What if the materials we often consider waste could become the foundation for growing nutritious food?
Across Nigeria, tonnes of agricultural by-products are generated daily. Rice mills produce rice bran, sawmills generate mountains of sawdust, poultry farms struggle with waste management, and fish farms continuously discharge nutrient-rich water. In many cases, these materials are treated as environmental burdens and disposed of with little thought to their potential value.
Yet within these waste streams lies an opportunity to address some of our most pressing challenges: food insecurity, environmental pollution, rising agricultural input costs, and climate change.
This opportunity is at the heart of the City Waste for Increased Food and Wealth (CiWaCiWe) project.
Rethinking Waste as a Resource
Traditional agricultural systems often operate linearly. Resources are extracted, used, and discarded. This approach creates waste while increasing pressure on natural resources and the environment.
CiWaCiWe is helping to demonstrate a different model—one based on circular agriculture.
Instead of treating agricultural by-products as waste, the project explores how they can be transformed into productive inputs for food production.
One of the innovative approaches being tested involves using rice bran and sawdust as planting substrates for crop cultivation.
Building Growing Media from Agricultural By-Products
Healthy crop production begins with a suitable growing medium. Conventional farming depends on soil, while many hydroponic systems rely on imported substrates that can be expensive and difficult to access.
Through the CiWaCiWe project, rice bran and sawdust are being evaluated as locally available alternatives.
These materials are abundant in many Nigerian communities and are often underutilized despite their potential value in crop production systems.
However, using them effectively requires more than simply placing seeds into the materials. The substrates must first be enriched with nutrients capable of supporting healthy plant growth.
Harnessing the Power of Poultry Waste and Aquaculture Water
To improve the nutrient content of the substrates, rice bran and sawdust are cured using poultry waste and aquaculture water.
Poultry waste contains valuable nutrients such as nitrogen, phosphorus, and potassium that are essential for plant development. Aquaculture water, which is often discharged as waste from fish farming operations, contains dissolved nutrients generated through fish production activities.
By combining these resources, the project creates nutrient-enriched growing substrates capable of supporting vegetable production while reducing dependence on synthetic fertilizers.

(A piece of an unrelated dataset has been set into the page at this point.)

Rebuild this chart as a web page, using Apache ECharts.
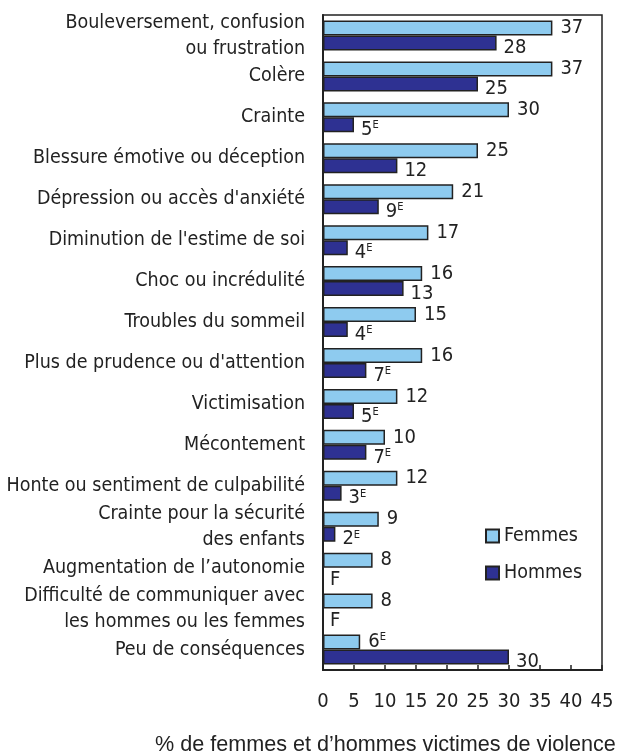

This approach creates a practical link between crop farming, poultry production, and aquaculture, allowing resources to circulate within the agricultural system rather than being discarded.
Environmental Benefits
The environmental implications are significant.
Rice bran and sawdust that might otherwise be burned, dumped, or left to decompose are repurposed into productive agricultural inputs.

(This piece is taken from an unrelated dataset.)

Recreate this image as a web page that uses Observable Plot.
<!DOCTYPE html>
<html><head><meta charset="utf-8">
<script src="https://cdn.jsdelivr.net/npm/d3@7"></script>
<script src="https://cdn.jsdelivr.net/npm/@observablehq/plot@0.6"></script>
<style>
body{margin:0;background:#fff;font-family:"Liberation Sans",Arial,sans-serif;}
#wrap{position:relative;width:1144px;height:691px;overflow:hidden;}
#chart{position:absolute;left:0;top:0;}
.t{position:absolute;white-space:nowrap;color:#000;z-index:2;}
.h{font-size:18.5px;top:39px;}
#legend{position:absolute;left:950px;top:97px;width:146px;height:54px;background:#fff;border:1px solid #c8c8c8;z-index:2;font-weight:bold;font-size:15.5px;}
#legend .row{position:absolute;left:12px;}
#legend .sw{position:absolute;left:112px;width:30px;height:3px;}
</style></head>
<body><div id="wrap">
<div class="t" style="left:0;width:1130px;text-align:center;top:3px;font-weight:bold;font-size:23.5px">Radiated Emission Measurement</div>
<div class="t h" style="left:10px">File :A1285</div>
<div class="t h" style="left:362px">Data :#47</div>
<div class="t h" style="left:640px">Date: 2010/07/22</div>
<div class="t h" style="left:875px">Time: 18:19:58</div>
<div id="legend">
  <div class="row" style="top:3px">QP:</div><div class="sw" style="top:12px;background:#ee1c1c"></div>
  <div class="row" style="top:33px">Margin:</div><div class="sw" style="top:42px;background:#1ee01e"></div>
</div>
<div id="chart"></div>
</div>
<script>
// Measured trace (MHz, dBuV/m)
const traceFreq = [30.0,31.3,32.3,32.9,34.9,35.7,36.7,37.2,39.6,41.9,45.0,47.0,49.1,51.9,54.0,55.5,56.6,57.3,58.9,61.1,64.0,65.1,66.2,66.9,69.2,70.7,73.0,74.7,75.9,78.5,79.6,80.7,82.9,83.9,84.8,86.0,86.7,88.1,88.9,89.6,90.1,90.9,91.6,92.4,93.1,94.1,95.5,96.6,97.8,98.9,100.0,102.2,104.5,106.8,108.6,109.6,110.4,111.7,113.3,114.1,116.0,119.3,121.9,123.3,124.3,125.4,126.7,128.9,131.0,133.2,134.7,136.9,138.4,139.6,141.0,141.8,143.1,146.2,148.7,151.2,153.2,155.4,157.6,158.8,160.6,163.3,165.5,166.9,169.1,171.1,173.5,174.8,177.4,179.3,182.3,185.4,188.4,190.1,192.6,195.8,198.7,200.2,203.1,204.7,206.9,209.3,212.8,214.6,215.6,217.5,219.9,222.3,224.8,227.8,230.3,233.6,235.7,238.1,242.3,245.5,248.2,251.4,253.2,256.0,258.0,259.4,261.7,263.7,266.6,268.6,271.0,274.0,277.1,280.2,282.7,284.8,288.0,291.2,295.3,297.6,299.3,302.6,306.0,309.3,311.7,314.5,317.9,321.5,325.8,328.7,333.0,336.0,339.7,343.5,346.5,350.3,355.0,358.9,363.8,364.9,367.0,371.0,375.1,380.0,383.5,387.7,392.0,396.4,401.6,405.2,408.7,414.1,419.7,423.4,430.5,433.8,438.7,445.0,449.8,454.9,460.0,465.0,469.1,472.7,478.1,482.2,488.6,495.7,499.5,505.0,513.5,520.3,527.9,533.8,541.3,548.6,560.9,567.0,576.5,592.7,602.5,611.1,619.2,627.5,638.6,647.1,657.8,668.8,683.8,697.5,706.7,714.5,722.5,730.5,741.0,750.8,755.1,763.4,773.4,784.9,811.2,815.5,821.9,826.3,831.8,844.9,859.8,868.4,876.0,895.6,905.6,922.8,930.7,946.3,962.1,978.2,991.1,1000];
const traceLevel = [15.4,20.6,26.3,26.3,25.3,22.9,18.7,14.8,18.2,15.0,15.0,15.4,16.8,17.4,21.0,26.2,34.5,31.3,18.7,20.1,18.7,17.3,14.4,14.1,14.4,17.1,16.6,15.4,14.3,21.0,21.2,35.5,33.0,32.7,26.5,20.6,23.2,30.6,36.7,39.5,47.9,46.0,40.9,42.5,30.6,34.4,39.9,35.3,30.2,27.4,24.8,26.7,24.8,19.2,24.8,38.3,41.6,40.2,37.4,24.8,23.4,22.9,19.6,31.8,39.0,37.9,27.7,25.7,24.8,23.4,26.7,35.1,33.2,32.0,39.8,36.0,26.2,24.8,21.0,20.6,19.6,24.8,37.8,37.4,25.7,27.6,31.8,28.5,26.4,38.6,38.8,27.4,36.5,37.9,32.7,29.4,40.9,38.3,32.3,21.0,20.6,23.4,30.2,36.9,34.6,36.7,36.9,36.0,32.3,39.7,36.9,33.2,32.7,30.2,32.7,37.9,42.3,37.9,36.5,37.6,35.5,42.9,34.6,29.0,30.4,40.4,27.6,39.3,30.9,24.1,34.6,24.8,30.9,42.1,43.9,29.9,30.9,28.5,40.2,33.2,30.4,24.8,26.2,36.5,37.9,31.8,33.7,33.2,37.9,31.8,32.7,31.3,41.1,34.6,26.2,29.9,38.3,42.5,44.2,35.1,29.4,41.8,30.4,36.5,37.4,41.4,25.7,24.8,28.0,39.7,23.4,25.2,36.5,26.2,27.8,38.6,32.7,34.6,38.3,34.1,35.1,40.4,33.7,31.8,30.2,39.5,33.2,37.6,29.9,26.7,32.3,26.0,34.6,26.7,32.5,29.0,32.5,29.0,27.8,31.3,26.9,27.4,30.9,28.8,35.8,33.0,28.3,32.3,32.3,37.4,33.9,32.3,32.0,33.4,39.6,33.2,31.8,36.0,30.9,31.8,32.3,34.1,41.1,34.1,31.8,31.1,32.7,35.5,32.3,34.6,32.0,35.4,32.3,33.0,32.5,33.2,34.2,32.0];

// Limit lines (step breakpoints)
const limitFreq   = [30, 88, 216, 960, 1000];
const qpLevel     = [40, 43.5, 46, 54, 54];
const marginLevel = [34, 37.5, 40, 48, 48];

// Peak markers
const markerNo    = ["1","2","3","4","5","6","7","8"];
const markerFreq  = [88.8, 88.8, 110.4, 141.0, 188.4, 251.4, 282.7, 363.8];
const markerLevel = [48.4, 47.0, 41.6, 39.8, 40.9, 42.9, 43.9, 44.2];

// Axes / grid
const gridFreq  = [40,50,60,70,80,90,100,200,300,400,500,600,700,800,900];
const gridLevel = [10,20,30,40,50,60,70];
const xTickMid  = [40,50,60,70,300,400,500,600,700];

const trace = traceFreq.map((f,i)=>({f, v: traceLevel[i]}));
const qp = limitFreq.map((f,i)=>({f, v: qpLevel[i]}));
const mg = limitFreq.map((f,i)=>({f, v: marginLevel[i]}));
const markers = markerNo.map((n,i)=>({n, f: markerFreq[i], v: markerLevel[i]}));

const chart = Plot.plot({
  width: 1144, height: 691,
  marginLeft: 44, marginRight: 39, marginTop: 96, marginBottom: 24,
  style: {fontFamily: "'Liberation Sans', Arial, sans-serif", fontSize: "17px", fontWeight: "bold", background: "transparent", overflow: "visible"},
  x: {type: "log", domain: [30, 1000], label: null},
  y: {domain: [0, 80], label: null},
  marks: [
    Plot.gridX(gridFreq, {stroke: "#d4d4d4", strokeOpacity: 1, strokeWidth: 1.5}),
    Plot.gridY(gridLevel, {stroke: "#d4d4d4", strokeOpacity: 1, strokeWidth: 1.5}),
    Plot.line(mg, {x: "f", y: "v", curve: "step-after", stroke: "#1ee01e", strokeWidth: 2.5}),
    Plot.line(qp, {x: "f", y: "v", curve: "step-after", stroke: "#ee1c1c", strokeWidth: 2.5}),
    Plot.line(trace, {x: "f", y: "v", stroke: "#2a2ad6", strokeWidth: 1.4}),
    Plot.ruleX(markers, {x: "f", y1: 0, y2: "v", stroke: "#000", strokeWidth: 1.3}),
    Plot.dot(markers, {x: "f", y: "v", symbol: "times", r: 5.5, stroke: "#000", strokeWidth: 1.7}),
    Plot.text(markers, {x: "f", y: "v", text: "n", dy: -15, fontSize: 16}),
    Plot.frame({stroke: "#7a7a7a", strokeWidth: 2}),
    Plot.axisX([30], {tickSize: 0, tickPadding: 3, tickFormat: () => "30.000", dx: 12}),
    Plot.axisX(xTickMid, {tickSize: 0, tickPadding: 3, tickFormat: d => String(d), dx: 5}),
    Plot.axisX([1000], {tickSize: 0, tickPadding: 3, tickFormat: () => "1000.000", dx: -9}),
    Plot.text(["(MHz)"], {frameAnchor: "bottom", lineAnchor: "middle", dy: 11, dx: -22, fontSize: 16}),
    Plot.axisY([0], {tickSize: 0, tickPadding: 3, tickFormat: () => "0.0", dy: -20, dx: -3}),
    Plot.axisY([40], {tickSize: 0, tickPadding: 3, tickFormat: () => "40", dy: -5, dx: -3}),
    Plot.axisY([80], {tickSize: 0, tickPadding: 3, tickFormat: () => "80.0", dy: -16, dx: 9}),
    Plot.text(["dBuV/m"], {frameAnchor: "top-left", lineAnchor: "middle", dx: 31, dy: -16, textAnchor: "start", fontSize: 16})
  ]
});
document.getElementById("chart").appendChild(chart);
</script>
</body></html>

Poultry waste is diverted from disposal pathways that can contribute to environmental contamination.
Aquaculture water is utilized as a resource rather than discharged into surrounding ecosystems.

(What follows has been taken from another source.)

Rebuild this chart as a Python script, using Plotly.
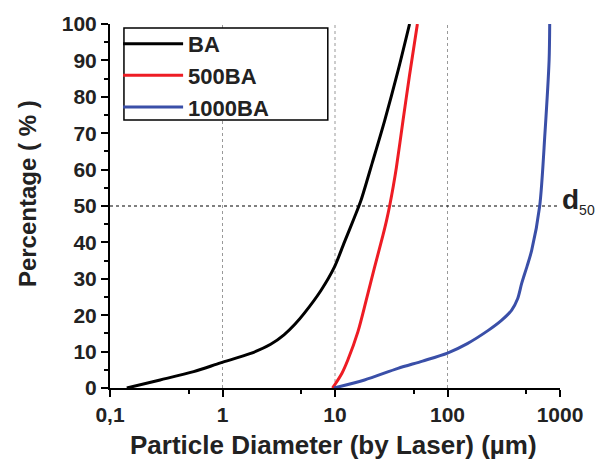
import plotly.graph_objects as go

# Particle size distributions (cumulative %)
BA_x = [0.141, 0.279, 0.554, 0.96, 1.78, 2.68, 3.52, 4.4, 5.32, 7.5, 9.87, 12.1, 14.9, 17.0, 21.5, 27.6, 36.3, 46.0]
BA_y = [0, 2.2, 4.5, 6.9, 9.5, 12.0, 14.6, 17.5, 20.5, 26.8, 33.2, 40.0, 46.9, 51.5, 62.0, 73.4, 87.1, 100]

B500_x = [9.5, 9.9, 11.5, 13.0, 16.0, 18.9, 22.4, 26.7, 28.7, 30.8, 33.0, 35.1, 40.2, 46.0, 54.0]
B500_y = [0, 0.8, 4.0, 7.7, 15.5, 24.0, 33.0, 42.0, 46.0, 50.5, 55.5, 60.5, 73.4, 86, 100]

B1000_x = [9.8, 18.3, 36.3, 60, 100, 150, 232, 300, 372, 420, 457, 510, 560, 660, 735, 800, 810]
B1000_y = [0, 2.2, 5.4, 7.4, 9.6, 12.2, 15.9, 18.5, 21.4, 24.5, 28.8, 33.5, 37.8, 50, 70, 90, 100]

X_TICKS = [0.1, 1, 10, 100, 1000]
X_TICKTEXT = ["0,1", "1", "10", "100", "1000"]
X_MINOR = [0.5, 5, 50, 500]
GRID_X = [1, 10, 100]
D50 = 50

FONT = "Liberation Sans, Arial, sans-serif"
TXT = "#222222"

fig = go.Figure()
series = [("BA", BA_x, BA_y, "#000000"),
          ("500BA", B500_x, B500_y, "#ee1c24"),
          ("1000BA", B1000_x, B1000_y, "#3a4fa8")]
for name, xs, ys, c in series:
    fig.add_trace(go.Scatter(x=xs, y=ys, mode="lines", name=name,
                             line=dict(color=c, width=3, shape="spline", smoothing=0.8)))

for gx in GRID_X:
    fig.add_shape(type="line", xref="x", yref="paper", x0=gx, x1=gx, y0=0, y1=1,
                  line=dict(color="#999999", width=1, dash="dot"), layer="below")

fig.add_shape(type="line", xref="paper", yref="y", x0=0, x1=1, y0=D50, y1=D50,
              line=dict(color="#000000", width=1.2, dash="dot"), layer="below")

# legend frame
fig.add_shape(type="rect", xref="paper", yref="paper", x0=0.031, x1=0.484, y0=0.736, y1=0.989,
              line=dict(color="#000000", width=1.5), fillcolor="white", layer="below")

fig.add_annotation(x=1.0, y=D50, xref="paper", yref="y", xanchor="left", yanchor="middle",
                   xshift=0, yshift=5,
                   text="<b>d</b><sub><span style='font-size:14px'>50</span></sub>", showarrow=False,
                   font=dict(family=FONT, size=28, color=TXT))

# axis titles
fig.add_annotation(x=0.496, y=-0.157, xref="paper", yref="paper", xanchor="center", yanchor="middle",
                   text="<b>Particle Diameter (by Laser) (µm)</b>", showarrow=False,
                   font=dict(family=FONT, size=26, color=TXT))
fig.add_annotation(x=-0.182, y=0.533, xref="paper", yref="paper", xanchor="center", yanchor="middle",
                   text="<b>Percentage ( % )</b>", showarrow=False, textangle=-90,
                   font=dict(family=FONT, size=24, color=TXT))

fig.update_layout(
    width=598, height=460,
    margin=dict(l=102, r=46, t=16, b=80),
    paper_bgcolor="white", plot_bgcolor="white",
    font=dict(family=FONT, color=TXT),
    legend=dict(x=0.018, y=1.003, xanchor="left", yanchor="top",
                borderwidth=0, bgcolor="rgba(0,0,0,0)",
                font=dict(family=FONT, size=22, color=TXT, weight="bold"),
                itemwidth=60, tracegroupgap=0),
    xaxis=dict(type="log", range=[-1, 3], tickvals=X_TICKS, ticktext=X_TICKTEXT,
               showgrid=False, zeroline=False, showline=True, linecolor="#000000", linewidth=2,
               ticks="outside", ticklen=7, tickwidth=2, tickcolor="#000000",
               tickfont=dict(family=FONT, size=21, color=TXT, weight="bold"),
               minor=dict(tickvals=X_MINOR, ticks="outside", ticklen=4, tickwidth=1.5, tickcolor="#000000"),
               automargin=False),
    yaxis=dict(range=[0, 100], dtick=10, tick0=0,
               showgrid=False, zeroline=False, showline=True, linecolor="#000000", linewidth=2,
               ticks="outside", ticklen=7, tickwidth=2, tickcolor="#000000",
               tickfont=dict(family=FONT, size=21, color=TXT, weight="bold"),
               minor=dict(dtick=5, ticks="outside", ticklen=4, tickwidth=1.5, tickcolor="#000000"),
               automargin=False),
)

fig.write_html("out.html")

Together, these practices contribute to improved waste management, reduced pollution, and more efficient resource utilization.
Supporting Climate-Smart Agriculture
As climate change continues to challenge agricultural production, farmers must find ways to produce more food using fewer resources.
The use of locally available waste-derived substrates supports climate-smart agriculture by reducing reliance on external inputs, improving resource efficiency, and promoting sustainable nutrient cycling.
The approach also contributes to lower production costs, making innovative farming systems more accessible to young people, women, and smallholder farmers.
Creating a Circular Food System
Perhaps the most exciting aspect of this innovation is what it represents.
Rice bran from rice processing, sawdust from timber operations, poultry waste from chicken production, and nutrient-rich water from fish farming are all being transformed into resources that support food production.
What was once considered waste becomes part of a productive cycle that generates food, income, and environmental benefits.
This is the essence of circular agriculture.
The Future of Sustainable Farming
The City Waste for Increased Food and Wealth (CiWaCiWe) project is demonstrating that solutions to food insecurity and environmental challenges do not always require expensive technologies or imported inputs.
Sometimes, the answers already exist within our communities—in the materials we discard every day.
By transforming rice bran, sawdust, poultry waste, and aquaculture water into productive growing systems, CiWaCiWe is helping to build a future where agriculture is more sustainable, resource-efficient, and resilient.
The lesson is simple: waste is only waste when we fail to recognize its value.